Conflicts of an Urban Age, now exhibited in Berlin at BOX Freiraum from 21 June to 29 July 2017, was first developed as a Special Project for the 2016 International Architecture Exhibition of La Biennale di Venezia. Opening hours: Wednesday to Saturday, 14:00 to 18:00.
Cities occupy less than 1% of global land, but generate over two-thirds of the world’s economic output. They are the stage-sets for social opportunity and social inequality. While some cities are pioneering sustainable and imaginative solutions, many are not.

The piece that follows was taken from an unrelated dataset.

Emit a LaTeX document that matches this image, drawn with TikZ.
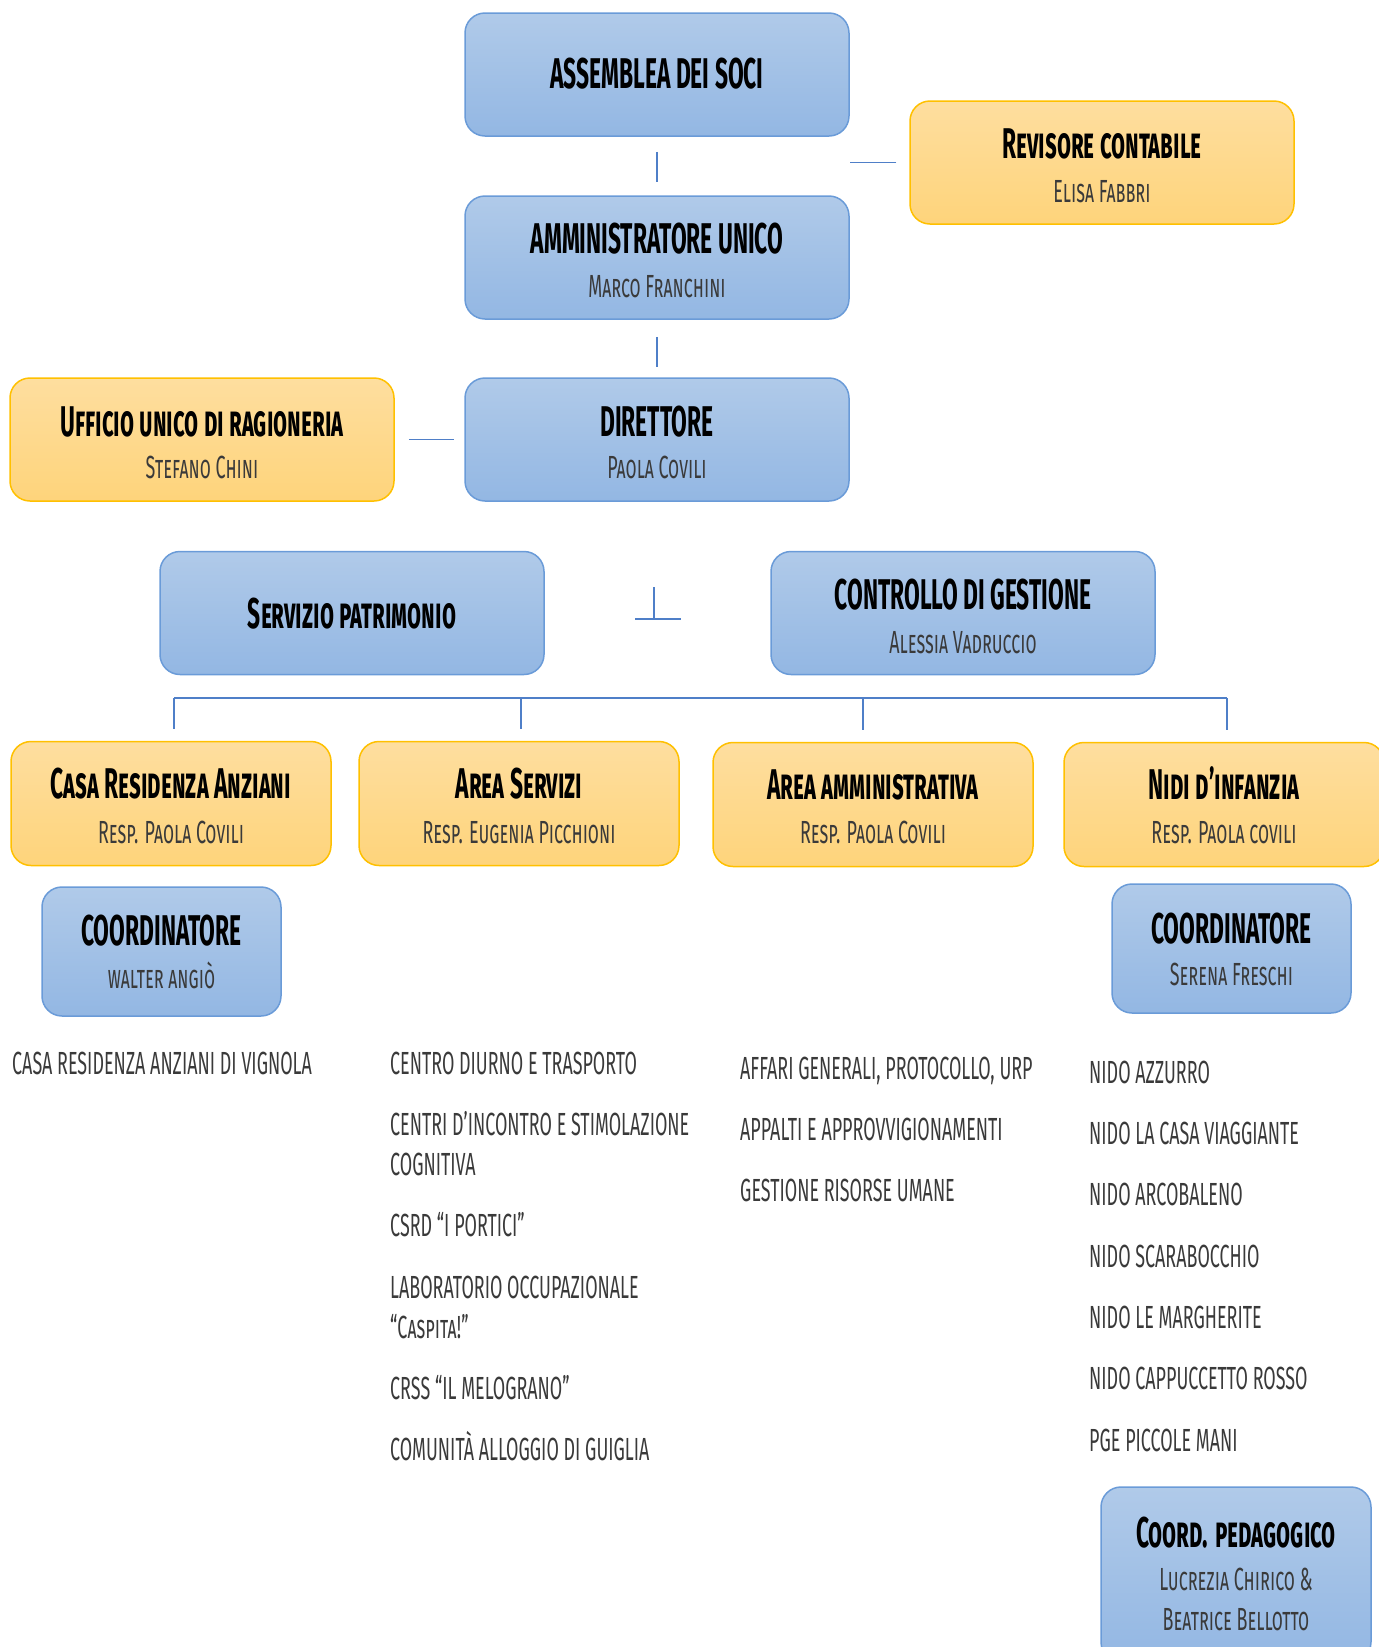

New city forms are also emerging, with profound social and environmental consequences for billions of urban dwellers.
The Urban Age, a research project jointly organised by LSE Cities at the The London School of Economics and Political Science — LSE and Deutsche Bank's Alfred Herrhausen Gesellschaft, has been exploring the conflicts that lie behind this new urban reality for over a decade. This exhibition describes how seven cities – Addis Ababa, Berlin, Istanbul, London, Mexico City, Mumbai and Shanghai – have changed over the last 25 years. It foregrounds individual narratives on how the physical environment has adapted to societal change and presents data on the urban dynamics that affect people’s lives. It features select examples of ‘incremental’ and ‘instant’ urbanism that are shaping and shaped by the conflicts and tensions of the contemporary city. In addition, Urban Age research provides a comparative overview of how cities across the world are organised, planned and managed.